- WHAT THIS TASK INVOLVES -
Copy each line of the data below with the word "that".

- THE INPUT -
--- start ---
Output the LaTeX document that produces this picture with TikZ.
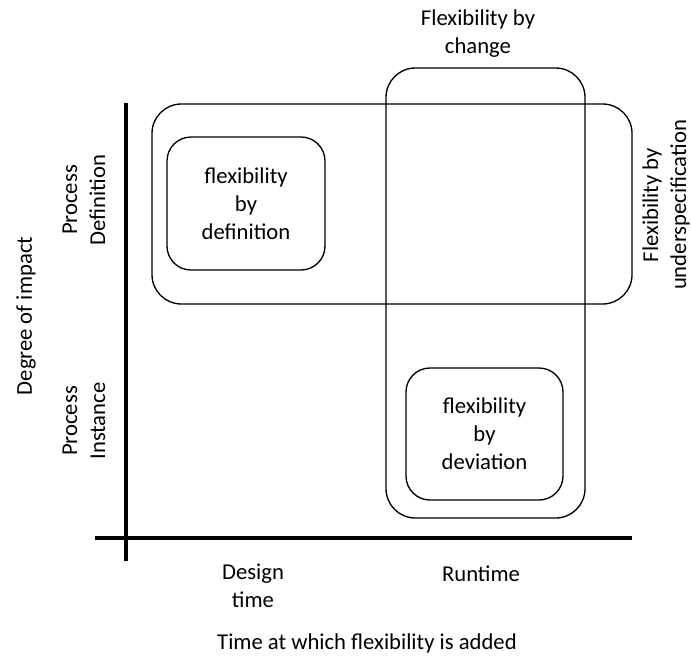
\documentclass[tikz,border=0pt]{standalone}
\usepackage{fontspec}
\setmainfont{Carlito}
\begin{document}
\begin{tikzpicture}[x=0.75pt,y=-0.75pt,
  box/.style={draw, line width=1pt, rounded corners=22pt, inner sep=0pt},
  inbox/.style={draw, line width=1pt, rounded corners=18pt, inner sep=0pt, align=center, font=\fontsize{17}{21}\selectfont},
  lbl/.style={align=center, font=\fontsize{17}{21}\selectfont, inner sep=0pt},
  axis/.style={line width=2.6pt}]
\useasboundingbox (0,0) rectangle (691,657);
% outer boxes
\node[box, minimum width=480*0.75pt, minimum height=200*0.75pt] (under) at (392,204) {};
\node[box, minimum width=199*0.75pt, minimum height=450*0.75pt] (change) at (485.5,293) {};
% inner boxes
\node[inbox, minimum width=158*0.75pt, minimum height=133*0.75pt] (def) at (246,203.5) {flexibility\\by\\definition};
\node[inbox, minimum width=157*0.75pt, minimum height=132*0.75pt] (dev) at (484.5,434) {flexibility\\by\\deviation};
% axes
\coordinate (vtop) at (126,103);
\coordinate (vbot) at (126,561);
\coordinate (hl) at (95,538);
\coordinate (hr) at (632,538);
\draw[axis] (vtop) -- (vbot);
\draw[axis] (hl) -- (hr);
% labels
\node[lbl] (lchange) at (478,34) {Flexibility by\\change};
\node[lbl, rotate=90] (lunder) at (666,205) {Flexibility by\\underspecification};
\node[lbl, rotate=90] (lpd) at (84,200) {Process\\Definition};
\node[lbl, rotate=90] (lpi) at (84,421) {Process\\Instance};
\node[lbl, rotate=90] (ldeg) at (26,316) {Degree of impact};
\node[lbl] (ldesign) at (253,586) {Design\\time};
\node[lbl] (lrun) at (481,574) {Runtime};
\node[lbl] (ltime) at (367,643) {Time at which flexibility is added};
\end{tikzpicture}
\end{document}
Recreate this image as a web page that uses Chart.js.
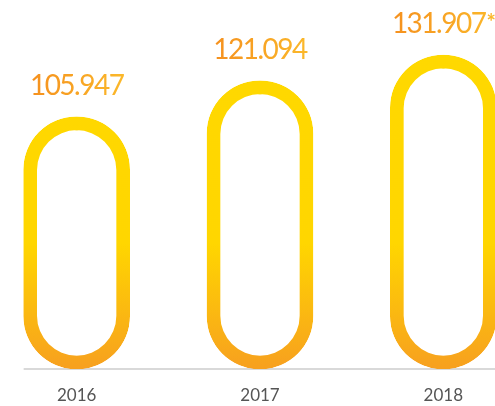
<!DOCTYPE html>
<html>
<head>
<meta charset="utf-8">
<script src="https://cdn.jsdelivr.net/npm/chart.js@4.4.0/dist/chart.umd.min.js"></script>
<style>
  html, body { margin: 0; padding: 0; background: #fff; overflow: hidden; }
  body { width: 495px; height: 406px; position: relative; }
  #wrap { position: absolute; left: -15px; top: 0; width: 550px; height: 406px; }
</style>
</head>
<body>
<div id="wrap"><canvas id="myChart"></canvas></div>
<script>
const years = ['2016', '2017', '2018'];
const values = [105947, 121094, 131907];
const notes = ['', '', '*'];

// 105947 -> "105.947"
function formatValue(v) {
    return String(v).replace(/\B(?=(\d{3})+(?!\d))/g, '.');
}

function pillGradient(chart) {
    const area = chart.chartArea;
    if (!area) return '#FFD900';
    const g = chart.ctx.createLinearGradient(0, area.top, 0, area.bottom);
    g.addColorStop(0, '#FFD900');
    g.addColorStop(0.66, '#FFD600');
    g.addColorStop(1, '#F7A01F');
    return g;
}

// grey line under the bars, starting at the first bar
const baseline = {
    id: 'baseline',
    beforeDatasetsDraw(chart) {
        const ctx = chart.ctx;
        const bars = chart.getDatasetMeta(0).data;
        const y = chart.chartArea.bottom;
        ctx.save();
        ctx.strokeStyle = '#cccccc';
        ctx.lineWidth = 1.5;
        ctx.beginPath();
        ctx.moveTo(bars[0].x - bars[0].width / 2, y);
        ctx.lineTo(chart.width, y);
        ctx.stroke();
        ctx.restore();
    }
};

const numFont = '400 28px Lato';
const noteFont = '700 22px Lato';

// value labels above each bar
const valueLabels = {
    id: 'valueLabels',
    afterDatasetsDraw(chart) {
        const ctx = chart.ctx;
        const bars = chart.getDatasetMeta(0).data;
        ctx.save();
        ctx.textBaseline = 'alphabetic';
        ctx.textAlign = 'left';
        bars.forEach((bar, i) => {
            const text = formatValue(values[i]);
            ctx.font = numFont;
            ctx.letterSpacing = '-1.5px';
            const w = ctx.measureText(text).width;
            ctx.font = noteFont;
            ctx.letterSpacing = '0px';
            const nw = notes[i] ? ctx.measureText(notes[i]).width : 0;
            const left = bar.x - (w + nw) / 2;
            const y = bar.y - 22;
            const g = ctx.createLinearGradient(left, 0, left + w + nw, 0);
            g.addColorStop(0, '#F5901E');
            g.addColorStop(1, '#FBB82A');
            ctx.fillStyle = g;
            ctx.font = numFont;
            ctx.letterSpacing = '-1.5px';
            ctx.fillText(text, left, y);
            if (notes[i]) {
                ctx.font = noteFont;
                ctx.letterSpacing = '0px';
                ctx.fillText(notes[i], left + w + 1, y - 3);
            }
        });
        ctx.restore();
    }
};

new Chart(document.getElementById('myChart'), {
    type: 'bar',
    data: {
        labels: years,
        datasets: [{
            data: values,
            backgroundColor: 'rgba(0,0,0,0)',
            borderColor: (c) => pillGradient(c.chart),
            borderWidth: 13,
            borderSkipped: false,
            borderRadius: 200,
            barThickness: 106
        }]
    },
    options: {
        responsive: true,
        maintainAspectRatio: false,
        animation: false,
        layout: { padding: 0 },
        plugins: {
            legend: { display: false },
            tooltip: { enabled: false }
        },
        scales: {
            x: {
                grid: { display: false, drawTicks: false },
                border: { display: false },
                ticks: {
                    color: '#555555',
                    font: { family: 'Lato', size: 17 },
                    padding: 16
                },
                afterFit: (scale) => { scale.height = 37; }
            },
            y: {
                display: false,
                min: 0,
                max: 155000
            }
        }
    },
    plugins: [baseline, valueLabels]
});
</script>
</body>
</html>
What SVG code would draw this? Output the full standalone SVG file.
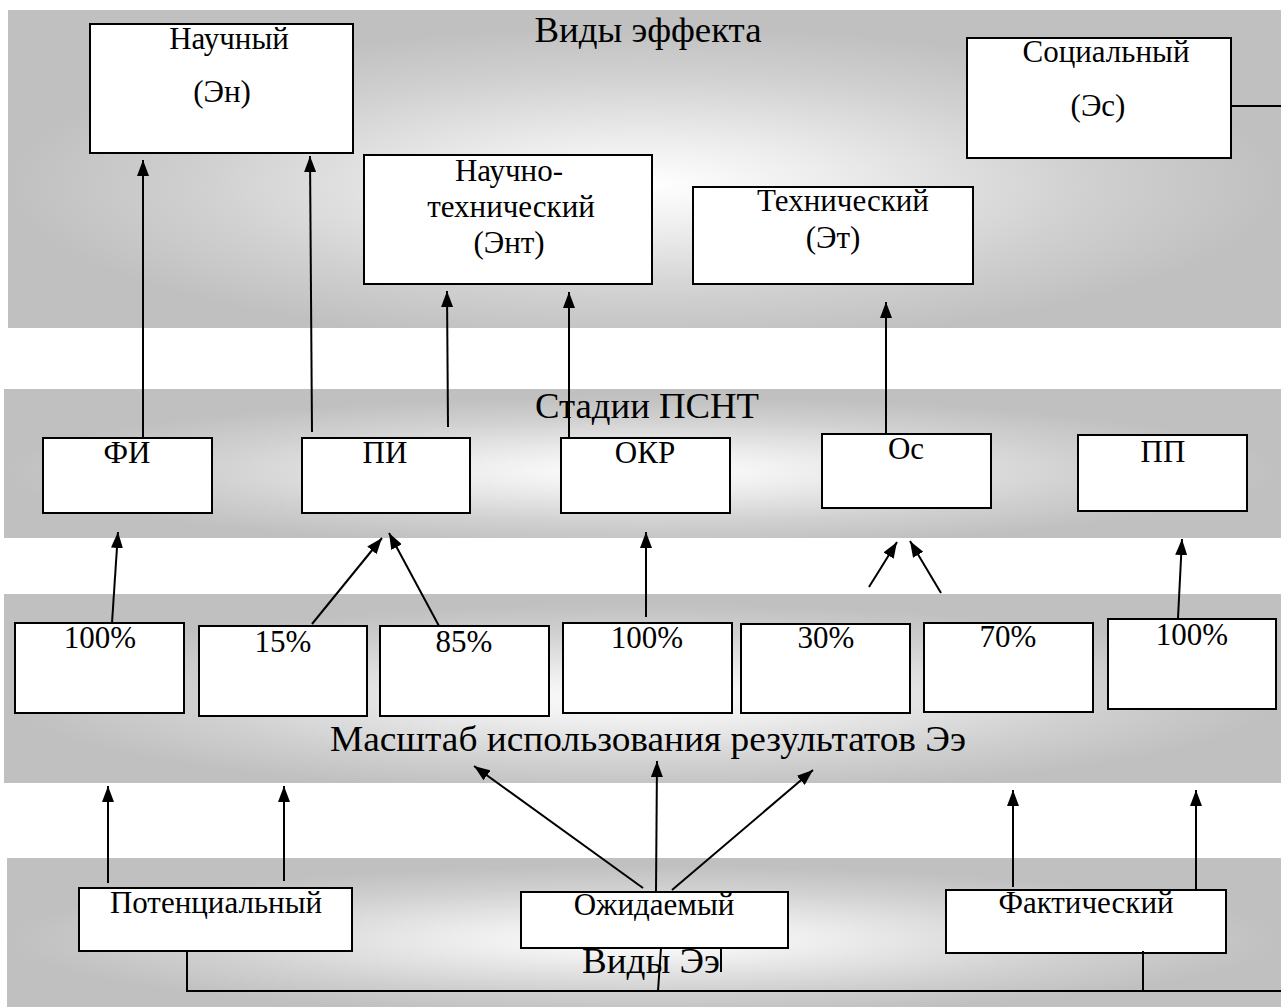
<svg xmlns="http://www.w3.org/2000/svg" width="1281" height="1007" viewBox="0 0 1281 1007">
<defs>
<radialGradient id="bandGrad" cx="0.5" cy="0.55" r="0.5">
<stop offset="0" stop-color="#ffffff"/>
<stop offset="0.3" stop-color="#ececec"/>
<stop offset="0.7" stop-color="#d0d0d0"/>
<stop offset="1" stop-color="#c0c0c0"/>
</radialGradient>
<marker id="arr" markerUnits="userSpaceOnUse" viewBox="0 0 16 12" refX="16" refY="6" markerWidth="16" markerHeight="12" orient="auto">
<path d="M0,0 L16,6 L0,12 Z" fill="#000"/>
</marker>
<style>
.band{fill:url(#bandGrad);}
.box{fill:#fff;stroke:#000;stroke-width:2;}
.t{font-family:"Liberation Serif","Times New Roman",serif;font-size:31px;fill:#000;text-anchor:middle;}
.title{font-family:"Liberation Serif","Times New Roman",serif;font-size:36px;fill:#000;text-anchor:middle;}
.ln{stroke:#000;stroke-width:2;fill:none;}
.ar{stroke:#000;stroke-width:2;fill:none;marker-end:url(#arr);}
</style>
</defs>
<rect width="1281" height="1007" fill="#fff"/>
<g id="bands">
<rect class="band" x="8" y="10" width="1273" height="318"/>
<rect class="band" x="4" y="389" width="1277" height="149"/>
<rect class="band" x="4" y="594" width="1277" height="189"/>
<rect class="band" x="7" y="858" width="1274" height="149"/>
</g>
<g id="titles">
<text class="title" x="648" y="42" textLength="227" lengthAdjust="spacingAndGlyphs">Виды эффекта</text>
<text class="title" x="647" y="418" textLength="224" lengthAdjust="spacingAndGlyphs">Стадии ПСНТ</text>
<text class="title" x="648" y="751" textLength="636" lengthAdjust="spacingAndGlyphs">Масштаб использования результатов Ээ</text>
<text class="title" x="651" y="973" textLength="138" lengthAdjust="spacingAndGlyphs">Виды Ээ</text>
</g>
<g id="n-nauchny"><rect class="box" x="90" y="24" width="263" height="129"/><text class="t" x="229" y="49">Научный</text><text class="t" x="222" y="102">(Эн)</text></g>
<g id="n-nt"><rect class="box" x="364" y="155" width="288" height="129"/><text class="t" x="509" y="181">Научно-</text><text class="t" x="511" y="217">технический</text><text class="t" x="509" y="253">(Энт)</text></g>
<g id="n-tech"><rect class="box" x="693" y="187" width="280" height="97"/><text class="t" x="843" y="211">Технический</text><text class="t" x="833" y="248">(Эт)</text></g>
<g id="n-soc"><rect class="box" x="967" y="38" width="264" height="120"/><text class="t" x="1106" y="62">Социальный</text><text class="t" x="1098" y="116">(Эс)</text></g>
<g id="n-fi"><rect class="box" x="43" y="438" width="169" height="75"/><text class="t" x="127" y="463">ФИ</text></g>
<g id="n-pi"><rect class="box" x="302" y="438" width="168" height="75"/><text class="t" x="385" y="463">ПИ</text></g>
<g id="n-okr"><rect class="box" x="561" y="438" width="169" height="75"/><text class="t" x="645" y="463">ОКР</text></g>
<g id="n-os"><rect class="box" x="822" y="434" width="169" height="74"/><text class="t" x="906" y="459">Ос</text></g>
<g id="n-pp"><rect class="box" x="1078" y="435" width="169" height="76"/><text class="t" x="1163" y="462">ПП</text></g>
<g id="n-p1"><rect class="box" x="15" y="623" width="169" height="90"/><text class="t" x="100" y="648">100%</text></g>
<g id="n-p2"><rect class="box" x="199" y="626" width="168" height="90"/><text class="t" x="283" y="652">15%</text></g>
<g id="n-p3"><rect class="box" x="380" y="626" width="169" height="90"/><text class="t" x="464" y="652">85%</text></g>
<g id="n-p4"><rect class="box" x="563" y="623" width="169" height="90"/><text class="t" x="647" y="648">100%</text></g>
<g id="n-p5"><rect class="box" x="741" y="624" width="169" height="89"/><text class="t" x="826" y="648">30%</text></g>
<g id="n-p6"><rect class="box" x="924" y="623" width="169" height="89"/><text class="t" x="1008" y="647">70%</text></g>
<g id="n-p7"><rect class="box" x="1108" y="619" width="168" height="90"/><text class="t" x="1192" y="645">100%</text></g>
<g id="n-pot"><rect class="box" x="79" y="888" width="273" height="63"/><text class="t" x="216" y="913">Потенциальный</text></g>
<g id="n-ozh"><rect class="box" x="521" y="892" width="267" height="56"/><text class="t" x="654" y="915">Ожидаемый</text></g>
<g id="n-fakt"><rect class="box" x="946" y="890" width="280" height="63"/><text class="t" x="1086" y="913">Фактический</text></g>
<g id="connectors">
<line class="ar" x1="143" y1="438" x2="143" y2="160"/>
<line class="ar" x1="312" y1="432" x2="310" y2="156"/>
<line class="ar" x1="448" y1="427" x2="447" y2="291"/>
<line class="ar" x1="569" y1="438" x2="569" y2="292"/>
<line class="ar" x1="886" y1="434" x2="886" y2="302"/>
<line class="ln" x1="1231" y1="106" x2="1281" y2="106"/>
<line class="ar" x1="112" y1="623" x2="118" y2="532"/>
<line class="ar" x1="312" y1="624" x2="382" y2="538"/>
<line class="ar" x1="439" y1="626" x2="389" y2="533"/>
<line class="ar" x1="646" y1="617" x2="646" y2="532"/>
<line class="ar" x1="869" y1="587" x2="897" y2="542"/>
<line class="ar" x1="941" y1="593" x2="910" y2="541"/>
<line class="ar" x1="1178" y1="618" x2="1182" y2="539"/>
<line class="ar" x1="108" y1="883" x2="108" y2="786"/>
<line class="ar" x1="284" y1="881" x2="284" y2="786"/>
<line class="ar" x1="643" y1="888" x2="474" y2="766"/>
<line class="ar" x1="656" y1="892" x2="657" y2="761"/>
<line class="ar" x1="672" y1="890" x2="813" y2="770"/>
<line class="ar" x1="1013" y1="887" x2="1013" y2="790"/>
<line class="ar" x1="1196" y1="889" x2="1196" y2="790"/>
<polyline class="ln" points="187,951 187,991 1281,991"/>
<line class="ln" x1="661" y1="948" x2="658" y2="991"/>
<line class="ln" x1="1143" y1="951" x2="1143" y2="991"/>
<line class="ln" x1="721" y1="948" x2="721" y2="972"/>
</g>
</svg>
--- end ---
- FINAL ANSWER -
Output the LaTeX document that produces this picture with TikZ.
Recreate this image as a web page that uses Chart.js.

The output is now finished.